Apr 06, 2016 - 08:37 AM

I strongly recommend seeking the advice of a qualified Elder Law attorney in your state. Generally speaking though, Medicaid has the right to review any financial transaction within 60 months of filing an application for Medicaid benefits. If the house was transferred within that 60 month "lookback period", then Medicaid will give him a simple choice. He can either reverse the transfer or he can pay the penalty for the transfer. You don't have to give it back though. Medicaid can't make you give it back but if you don't give it back and if you don't pay the penalty, your father will not be given Medicaid benefits.

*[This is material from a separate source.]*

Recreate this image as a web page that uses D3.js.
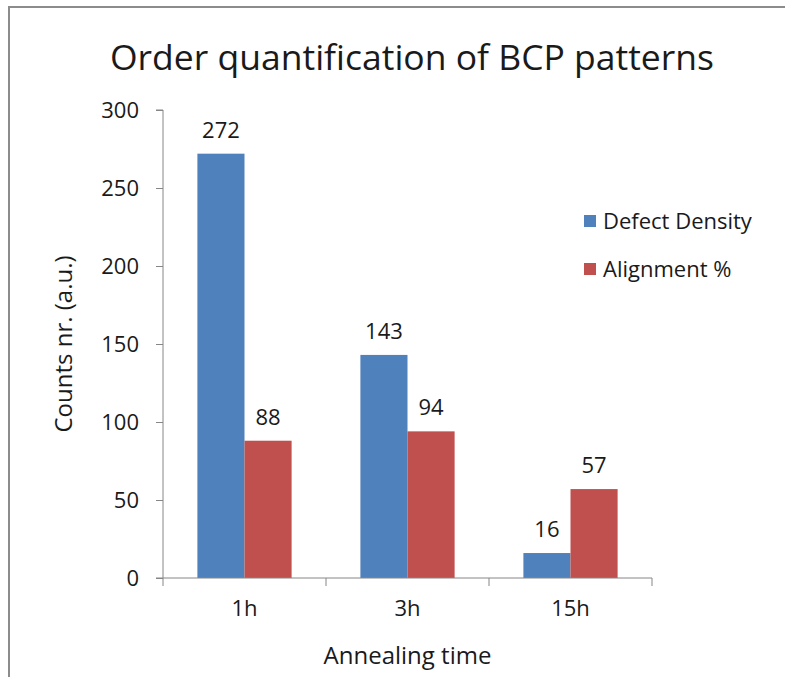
<!DOCTYPE html>
<html>
<head>
<meta charset="utf-8">
<script src="https://cdn.jsdelivr.net/npm/d3@7"></script>
<style>
  body { margin: 0; background: white; }
  text { font-family: "Open Sans", sans-serif; fill: #1a1a1a; }
</style>
</head>
<body>
<div id="chart"></div>
<script>
// chart data
const categories = ["1h", "3h", "15h"];
const seriesNames = ["Defect Density", "Alignment %"];
const defectDensity = [272, 143, 16];
const alignment = [88, 94, 57];
const yTicks = [0, 50, 100, 150, 200, 250, 300];

const colors = ["#4f81bd", "#c0504d"];

const width = 785;
const height = 677;
const plotLeft = 163, plotRight = 652, plotTop = 110, plotBottom = 578;

const svg = d3.select("#chart")
    .append("svg").attr("width", width).attr("height", height);

// outer frame
svg.append("path")
    .attr("d", `M9,${height} L9,7 L${width},7`)
    .attr("fill", "none")
    .attr("stroke", "#8c8c8c")
    .attr("stroke-width", 2);

// title
svg.append("text")
    .attr("x", 412)
    .attr("y", 70)
    .attr("text-anchor", "middle")
    .style("font-size", "35.5px")
    .text("Order quantification of BCP patterns");

const x = d3.scaleBand()
    .domain(categories)
    .range([plotLeft, plotRight]);

const xInner = d3.scaleBand()
    .domain(seriesNames)
    .range([0, x.bandwidth()])
    .paddingOuter(0.73);

const y = d3.scaleLinear()
    .domain([0, 300])
    .range([plotBottom, plotTop]);

const series = [defectDensity, alignment];

// bars
seriesNames.forEach((name, si) => {
    const g = svg.append("g");
    g.selectAll("rect")
        .data(categories)
        .join("rect")
        .attr("x", c => x(c) + xInner(name))
        .attr("y", (c, i) => y(series[si][i]))
        .attr("width", xInner.bandwidth())
        .attr("height", (c, i) => plotBottom - y(series[si][i]))
        .attr("fill", colors[si]);

    g.selectAll("text")
        .data(categories)
        .join("text")
        .attr("x", c => x(c) + xInner(name) + xInner.bandwidth() / 2)
        .attr("y", (c, i) => y(series[si][i]) - 16)
        .attr("text-anchor", "middle")
        .style("font-size", "22px")
        .text((c, i) => series[si][i]);
});

// y axis
const yAxis = svg.append("g")
    .attr("transform", `translate(${plotLeft},0)`)
    .call(d3.axisLeft(y).tickValues(yTicks).tickSize(7).tickPadding(17));
yAxis.selectAll("text").style("font-size", "22px").attr("fill", "#1a1a1a")
    .style("font-family", "'Open Sans', sans-serif");
yAxis.selectAll("line, path").attr("stroke", "#868686");
yAxis.select(".domain").attr("d", `M-7,${plotTop}H0V${plotBottom}H-7`);

// x axis
const xAxis = svg.append("g")
    .attr("transform", `translate(0,${plotBottom})`)
    .call(d3.axisBottom(x).tickSize(0).tickPadding(22));
xAxis.selectAll("text").style("font-size", "22px").attr("fill", "#1a1a1a")
    .style("font-family", "'Open Sans', sans-serif");
xAxis.select(".domain").attr("stroke", "#868686")
    .attr("d", `M${plotLeft},0H${plotRight}`);
// category boundary ticks
const boundaries = categories.map(c => x(c)).concat([plotRight]);
xAxis.selectAll(".bound")
    .data(boundaries)
    .join("line")
    .attr("class", "bound")
    .attr("x1", d => d).attr("x2", d => d)
    .attr("y1", 0).attr("y2", 8)
    .attr("stroke", "#868686");

// axis titles
svg.append("text")
    .attr("transform", `translate(72,${(plotTop + plotBottom) / 2}) rotate(-90)`)
    .attr("text-anchor", "middle")
    .style("font-size", "24px")
    .text("Counts nr. (a.u.)");

svg.append("text")
    .attr("x", (plotLeft + plotRight) / 2)
    .attr("y", 664)
    .attr("text-anchor", "middle")
    .style("font-size", "24px")
    .text("Annealing time");

// legend
const legend = svg.append("g");
seriesNames.forEach((name, i) => {
    legend.append("rect")
        .attr("x", 584)
        .attr("y", 215 + i * 48)
        .attr("width", 12)
        .attr("height", 12)
        .attr("fill", colors[i]);
    legend.append("text")
        .attr("x", 603)
        .attr("y", 229 + i * 48)
        .style("font-size", "22px")
        .text(name);
});
</script>
</body>
</html>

As for the clock beginning on the transfer, an Elder Law attorney there can advise you specifically but here it begins on the date of application for benefits.

Apr 12, 2016 - 08:11 AM

Generally, unless an exception applies, Medicaid will consider that transfer of the house to you a “transfer” for Medicaid eligibility purposes and will apply the transfer penalty. The national norm is that the transfer penalty of 16-17 months will not begin until your father has moved into a nursing home, he has spent down his assets for Medicaid eligibility, he has applied for Medicaid coverage, and he has been approved for coverage but for the transfer. Therefore, the 16-17 month “clock” will not start until your father has no more assets to pay for nursing home care, unfortunately. This can vary from state to state, but it is the norm.

Some exceptions may apply. If you are blind or disabled, the transfer will be exempt. If you have lived in the house taking care of your father for the last 2 years, the transfer will also be exempt.

In some states, this transfer penalty can be “cured” if the interest in the house is returned in its entirety to the Medicaid applicant. Consult an elder law attorney in your area for more information.

Apr 19, 2016 - 09:00 AM

The transfer by Quit Claim Deed is considered a gift. Medicaid disallows any gifting five years prior to the date on which Medicaid is desired to start. Therefore, Medicaid would penalize your father in the amount of the transfer, meaning that benefits would be delayed for the amount of time that he could’ve used the value of the home to pay for his care. One way to avoid the penalty would be to transfer the house back to your father.